England U20s Ollie Allan: ‘It has worked out, I’ve got myself here’
It’s been quite the recent adventure for Ollie Allan, this Friday’s England No9 in the World Rugby U20 Championship final versus France in Cape Town. Thirteen months ago, he was suddenly made redundant. London Irish collapsed, leaving the senior academy member at an awkward loose end that was eventually tied up via a trial at Leicester and a subsequent contract offer from them to complement his university studies at Loughborough.
Then came his ill-timed injury. A hamstring tore on the Oval Park training ground and it ruled him out of Six Nations selection with England. He was delighted that they went on and won the title without him but all the same, until he got the call to come back in from Mark Mapletoft there would have been a fear that his spell of unavailability had tanked his selections chances.
Not so. Named as the starting scrum-half for the June 29 opener versus Argentina, he has gone on to be one of only two players named to start in all five England games at the Championship – skipper Finn Carnduff is the other. He has enjoyed the challenge of repaying this selection trust.
“It was exciting to be able to push myself hard because I wanted to continue what they had done well in the Six Nations,” he told RugbyPass, seated in the same hotel lobby corner in Cape Town where Junior Kpoku, Asher Opoku-Fordjour, captain Carnduff, coach Mapletoft and Nathan Michelow have all said their piece to this website over the course of the tournament. “I knew the job I had to do to come in so that I could keep up the pace.

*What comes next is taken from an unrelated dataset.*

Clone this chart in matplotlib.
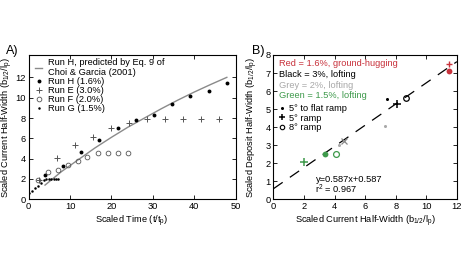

“You got that sort of trust from the coaches so you have got to go out and prove it and prove to yourself that you deserve to be out here, and also remember that we speak a lot about the brotherhood so remember that we are in the one collective growing up through whatever, the last three years, so we have got to do it together.
“It’s been good form, consistent form. I’d say we still haven’t reached our full potential, which is a positive going into the last game – we know we have more in us. We know we have got to start quicker, earlier, not put ourselves on the back foot and when we get into patches where it’s a stalemate, making sure when you are in the trench someone will come out firing.”
Allan adores the brotherhood culture. “It’s off-field, behind the cameras, none of the rugby stuff. Just how we integrate as a group, how we always get behind each other if one bloke gets injured or someone has had like a s**t training session, and then just the small things like around the bus, at dinner, meetings. Good craic.”